PUTIN Then why did you put me here? As you keep claiming you did?
BORIS To DO MY BIDDING!!!!!  FOLLOW ORDERS like the appointee you are.
PUTIN Appointee?
BORIS Yes. Appointee. Supplicant. Minion.
PUTIN I think our time is over.

Then the sinking of the submarine Kursk.  Berezovsky changes the TV text on ORT to attack Putin. “Our President was water-skiing…. then too proud to engage with Western governments who were trying to help. Meanwhile his sailors, noble sons of Russia, suffocate and die needlessly on the ocean floor?”

Putin orders Boris Berezovsky to relinquish control of the station or he will be arrested on charges of tax evasion, illegal entrepreneurship, and embezzlement. Berezovsky resigned his seat in the Duma and left the country.

He would launch more attacks on Putin, accusing him of being behind the Moscow apartment bombings, which Short says is not true.

Then Litvinenko’s wife Marina calls Berezovsky to say he is very ill. After some days he dies. It was polonium poisoning. Berezovsky angrily phones Putin. PUTIN I have nothing to say to you. It’s unlikely Putin would have accepted his call.

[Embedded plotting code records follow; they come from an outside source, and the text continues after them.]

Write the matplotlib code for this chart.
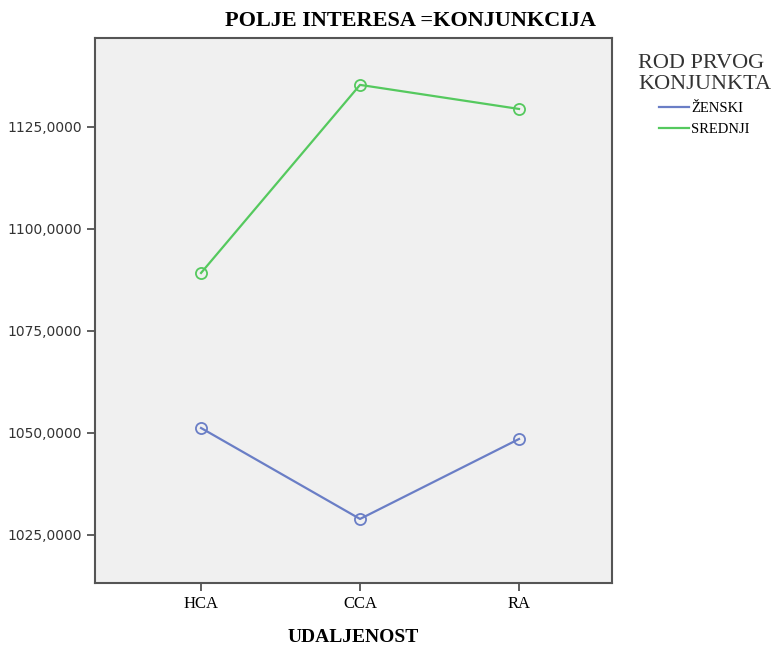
import matplotlib.pyplot as plt

groups = ['HCA', 'CCA', 'RA']
zenski = [1051.2, 1028.9, 1048.5]
srednji = [1089.2, 1135.3, 1129.4]

fig = plt.figure(figsize=(7.71, 6.48), dpi=100)
ax = fig.add_axes([0.1232, 0.1003, 0.6706, 0.8411])
ax.set_facecolor('#f0f0f0')

x = range(len(groups))
# lines carry the legend, markers drawn separately
ax.plot(x, zenski, color='#6a7ec6', lw=1.6, label='ŽENSKI')
ax.plot(x, srednji, color='#55c95e', lw=1.6, label='SREDNJI')
ax.plot(x, zenski, ls='', marker='o', markersize=8, color='#6a7ec6',
        markerfacecolor='none', markeredgewidth=1.3)
ax.plot(x, srednji, ls='', marker='o', markersize=8, color='#55c95e',
        markerfacecolor='none', markeredgewidth=1.3)

ax.set_xlim(-0.667, 2.585)
ax.set_ylim(1013.2, 1146.8)
ax.set_xticks(list(x))
ax.set_xticklabels(groups, fontfamily='Liberation Serif', fontsize=12)
yt = [1025, 1050, 1075, 1100, 1125]
ax.set_yticks(yt)
ax.set_yticklabels([f'{v},0000' for v in yt], fontsize=10, color='#333333')
ax.tick_params(length=6, width=1.2, color='#444444')
for s in ax.spines.values():
    s.set_color('#555555')
    s.set_linewidth(1.5)

fig.text(0.532, 0.968, 'POLJE INTERESA =KONJUNKCIJA', ha='center', va='center',
         fontfamily='Liberation Serif', fontweight='bold', fontsize=16)
ax.set_xlabel('UDALJENOST', fontfamily='Liberation Serif', fontweight='bold',
              fontsize=14, labelpad=12)

leg = ax.legend(title='ROD PRVOG\nKONJUNKTA', loc='upper left',
                bbox_to_anchor=(1.025, 0.995), frameon=False,
                prop={'family': 'Liberation Serif', 'size': 10.5},
                handlelength=2.0, handletextpad=0.2, labelspacing=0.55)
leg.get_title().set_fontfamily('Liberation Serif')
leg.get_title().set_fontsize(16)
leg.get_title().set_color('#333333')
leg.get_title().set_linespacing(1.15)

fig.savefig('out.png', dpi=100)
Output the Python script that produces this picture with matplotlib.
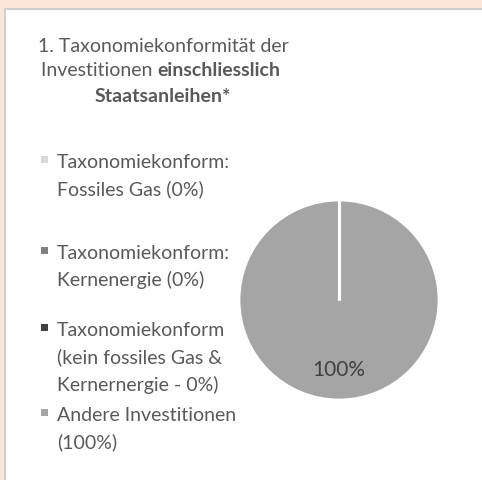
import matplotlib.pyplot as plt
import numpy as np
from matplotlib.patches import Rectangle

# Data
labels = [
    "Taxonomiekonform:\nFossiles Gas (0%)",
    "Taxonomiekonform:\nKernenergie (0%)",
    "Taxonomiekonform\n(kein fossiles Gas &\nKernernergie - 0%)",
    "Andere Investitionen\n(100%)",
]
values = [0, 0, 0, 100]
colors = ["#D9D9D9", "#7F7F7F", "#404040", "#A5A5A5"]

# Layout (pixels, from top-left)
W, H = 482, 481
label_baselines = [167, 258, 335, 420]
text_color = "#595959"
font = "Lato"

fig = plt.figure(figsize=(W / 100, H / 100), dpi=100)
fig.patch.set_facecolor("#FBE5D6")

def px(x, y):
    return x / W, 1 - y / H

# white panel with grey border
fig.patches.append(Rectangle(px(5, 600), 600 / W, 590 / H, transform=fig.transFigure,
                             facecolor="white", edgecolor="#D0D0D0", linewidth=1.5,
                             zorder=-5))

# title
fig.text(*px(163, 46), "1. Taxonomiekonformität der", ha="center", va="center",
         fontsize=14, color=text_color, family=font)
t1 = fig.text(*px(41, 71), "Investitionen ", ha="left", va="center",
              fontsize=14, color=text_color, family=font)
fig.canvas.draw()
bb = t1.get_window_extent()
fig.text(bb.x1 / W, 1 - 71 / H, "einschliesslich", ha="left", va="center",
         fontsize=14, color=text_color, family=font, weight="bold")
fig.text(*px(163, 96), "Staatsanleihen*", ha="center", va="center",
         fontsize=14, color=text_color, family=font, weight="bold")

# legend
for lab, col, base in zip(labels, colors, label_baselines):
    fig.patches.append(Rectangle(px(41, base - 3), 7 / W, 7 / H, transform=fig.transFigure,
                                 facecolor=col, edgecolor="none"))
    fig.text(*px(57, base - 13), lab, ha="left", va="top", fontsize=14, color=text_color,
             family=font, linespacing=1.62)

# pie
cx, cy, r = 339, 301, 100
ax = fig.add_axes([(cx - r) / W, (H - cy - r) / H, 2 * r / W, 2 * r / H], zorder=5)
ax.patch.set_alpha(0)
wedges, texts, autotexts = ax.pie(
    values, colors=colors, startangle=90, counterclock=False,
    autopct=lambda p: f"{p:.0f}%" if p > 0 else "", pctdistance=0.69,
    wedgeprops=dict(edgecolor="white", linewidth=2),
    textprops=dict(fontsize=15, color="#404040", family=font),
)
# zero-size slices collapse to a boundary line; draw it as white separator
for w, v in zip(wedges, values):
    if v == 0:
        a = np.deg2rad(w.theta1)
        (x0, y0), rr = w.center, w.r
        ax.plot([x0, x0 + rr * np.cos(a)], [y0, y0 + rr * np.sin(a)],
                color="white", linewidth=2.2, solid_capstyle="butt")

ax.set_xlim(-1, 1)
ax.set_ylim(-1, 1)
ax.set_aspect("equal")
ax.axis("off")

fig.savefig("out.png", dpi=100)
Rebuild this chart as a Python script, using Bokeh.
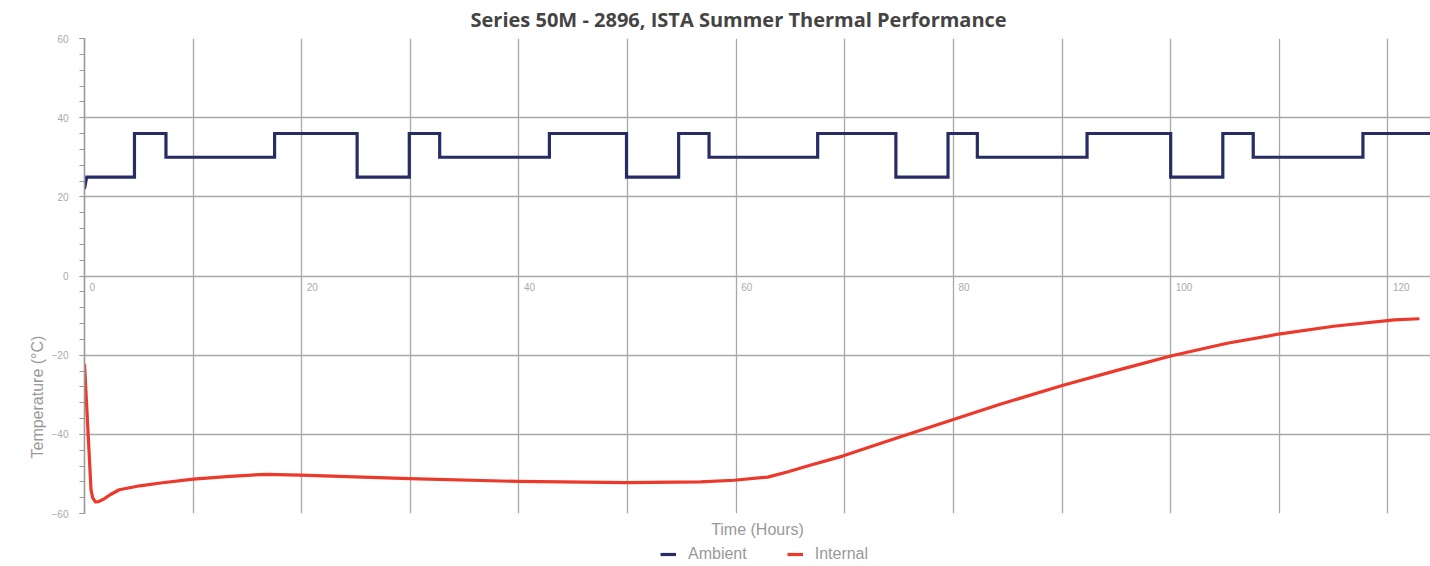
from bokeh.plotting import figure
from bokeh.layouts import column
from bokeh.models import (Range1d, SingleIntervalTicker, FixedTicker, Legend, LegendItem,
                          Title)
from bokeh.core.properties import value
from bokeh.embed import file_html
from bokeh.resources import INLINE

# ---------------- data ----------------
title_text = "Series 50M - 2896, ISTA Summer Thermal Performance"
x_title = "Time (Hours)"
y_title = "Temperature (°C)"
series_names = ["Ambient", "Internal"]

ambient_start_hours = [0.0, 0.2]
ambient_start_temps = [22, 25]
ambient_change_hours = [4.6, 7.5, 17.5, 25.1, 29.9, 32.7, 42.8, 49.9, 54.7, 57.5,
                        67.5, 74.7, 79.5, 82.2, 92.3, 100.0, 104.8, 107.6, 117.7]
ambient_levels = [36, 30, 36, 25, 36, 30, 36, 25, 36, 30,
                  36, 25, 36, 30, 36, 25, 36, 30, 36]
ambient_end_hour = 124.0

internal_hours = [0.0, 0.6, 0.75, 1.0, 1.3, 1.8, 2.4, 3.2, 5.1, 7.0, 10.0, 13.4, 16.7,
                  19.9, 29.9, 39.9, 49.9, 56.7, 59.8, 62.9, 64.7, 66.8, 69.8, 72.7,
                  75.7, 79.5, 84.3, 90.1, 95.4, 100.0, 105.2, 110.1, 115.0, 120.6, 122.9]
internal_temps = [-22.2, -54.0, -56.0, -57.1, -57.0, -56.3, -55.2, -54.0, -53.0, -52.3,
                  -51.3, -50.6, -50.1, -50.3, -51.2, -51.9, -52.2, -52.0, -51.6, -50.8,
                  -49.5, -47.8, -45.5, -42.8, -40.1, -36.7, -32.4, -27.6, -23.6, -20.2,
                  -17.0, -14.6, -12.7, -11.1, -10.8]

x_label_ticks = [0, 20, 40, 60, 80, 100, 120]
x_label_texts = ["0", "20", "40", "60", "80", "100", "120"]

# ---------------- build step path for ambient ----------------
amb_x = list(ambient_start_hours)
amb_y = list(ambient_start_temps)
cur = amb_y[-1]
for h, lev in zip(ambient_change_hours, ambient_levels):
    amb_x += [h, h]
    amb_y += [cur, lev]
    cur = lev
amb_x.append(ambient_end_hour)
amb_y.append(cur)

GRID = "#a8a8a8"
LABEL = "#aaaaaa"
TITLE_GRAY = "#999999"
FONT = "Liberation Sans"
AMB_COLOR = "#282c64"
INT_COLOR = "#ec392b"

p = figure(width=1430, height=540, x_range=Range1d(0, 123.92), y_range=Range1d(-60, 60),
           output_backend="svg", toolbar_location=None,
           min_border_left=84, min_border_right=0, min_border_top=38, min_border_bottom=27,
           outline_line_color=None)

p.title.text = title_text
p.title.align = "left"
p.title.offset = 386
p.title.vertical_align = "top"
p.title.text_font = "Open Sans"
p.title.text_font_style = "bold"
p.title.text_font_size = "20px"
p.title.text_color = "#444444"
p.title.standoff = 8

# y axis
p.yaxis.ticker = SingleIntervalTicker(interval=20, num_minor_ticks=5)
p.yaxis.major_label_text_font = FONT
p.yaxis.major_label_text_font_size = "10px"
p.yaxis.major_label_text_color = LABEL
p.yaxis.major_label_standoff = 11
p.yaxis.axis_line_color = "#999999"
p.yaxis.axis_line_width = 1.6
p.yaxis.major_tick_in = 0
p.yaxis.major_tick_out = 5
p.yaxis.minor_tick_in = 0
p.yaxis.minor_tick_out = 5
p.yaxis.major_tick_line_color = "#999999"
p.yaxis.minor_tick_line_color = "#999999"
p.yaxis.major_tick_line_width = 1.2
p.yaxis.minor_tick_line_width = 1.2

# y axis title, placed toward the lower part of the left side
p.add_layout(Title(text=y_title, align="left", offset=55, standoff=6,
                   text_font=FONT, text_font_style="normal", text_font_size="16px",
                   text_color=TITLE_GRAY), "left")

# x axis (title only; tick labels drawn along the zero line)
p.xaxis.ticker = FixedTicker(ticks=[])
p.xaxis.axis_line_color = None
p.xaxis.major_tick_line_color = None
p.xaxis.minor_tick_line_color = None
p.xaxis.major_tick_out = 0
p.xaxis.minor_tick_out = 0
p.xaxis.major_label_standoff = 0
p.xaxis.axis_label = x_title
p.xaxis.axis_label_text_font = FONT
p.xaxis.axis_label_text_font_style = "normal"
p.xaxis.axis_label_text_font_size = "16px"
p.xaxis.axis_label_text_color = TITLE_GRAY
p.xaxis.axis_label_standoff = 7

p.xgrid.ticker = SingleIntervalTicker(interval=10, num_minor_ticks=0)
p.xgrid.grid_line_color = GRID
p.xgrid.grid_line_width = 1.3
p.ygrid.grid_line_color = GRID
p.ygrid.grid_line_width = 1.3

# x tick labels along the zero line
p.text(x=x_label_ticks, y=[0] * len(x_label_ticks), text=x_label_texts,
       text_font=value(FONT), text_font_size="10px", text_color=LABEL,
       text_align="left", text_baseline="top", x_offset=5, y_offset=7)

r_amb = p.line(amb_x, amb_y, line_color=AMB_COLOR, line_width=3.2, line_join="miter")
r_int = p.line(internal_hours, internal_temps, line_color=INT_COLOR, line_width=3.2,
               line_join="round")

# ---------------- legend strip below the chart ----------------
# (same series, drawn outside this strip's view so only the legend keys show)
lg = figure(width=1430, height=26, x_range=Range1d(0, 1), y_range=Range1d(0, 1),
            output_backend="svg", toolbar_location=None,
            min_border_left=0, min_border_right=0, min_border_top=0, min_border_bottom=0,
            outline_line_color=None)
lg.axis.visible = False
lg.grid.visible = False
k_amb = lg.line(amb_x, amb_y, line_color=AMB_COLOR, line_width=3.2)
k_int = lg.line(internal_hours, internal_temps, line_color=INT_COLOR, line_width=3.2)
legend = Legend(items=[LegendItem(label=series_names[0], renderers=[k_amb]),
                       LegendItem(label=series_names[1], renderers=[k_int])],
                orientation="horizontal", location=(576, 3),
                label_text_font=FONT, label_text_font_size="16px",
                label_text_color=TITLE_GRAY, glyph_width=16, glyph_height=16,
                label_standoff=12, spacing=40, padding=0, margin=0,
                border_line_color=None, background_fill_alpha=0)
lg.add_layout(legend, "center")

open("out.html", "w").write(file_html(column(p, lg, spacing=0), INLINE))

Will Keen as Vladimir Putin and Luke Thallon as Roman Abramovich, photo Matthew Murphy.

At the end, Roman Abramovich (Luke Thallon) calls Putin to tell him Berezovsky was found dead in his English home. And he adds, “But Western media is suggesting that it might NOT have been suicide. An FSB hit squad was known to be in the UK at the time. MI5 had been receiving warnings for months.”

But London police reported the door was locked from the inside. Are Russian FSB agents capable of turning into ectoplasm? Morgan admitted to the NYTimes he changed the story from “unambiguously a suicide” after the death of western hero/convicted fraudster Alexey Navalny to make it “more ambiguous” out of respect for “political prisoners.” Navalny had violated parole after being given only probation for a scam that cheated Yves Rocher Vostok, part of the French cosmetics firm. Morgan ending his story with propaganda he doesn’t believe is true shows disrespect for his audience.

“In the West you have no idea.” Many of us do.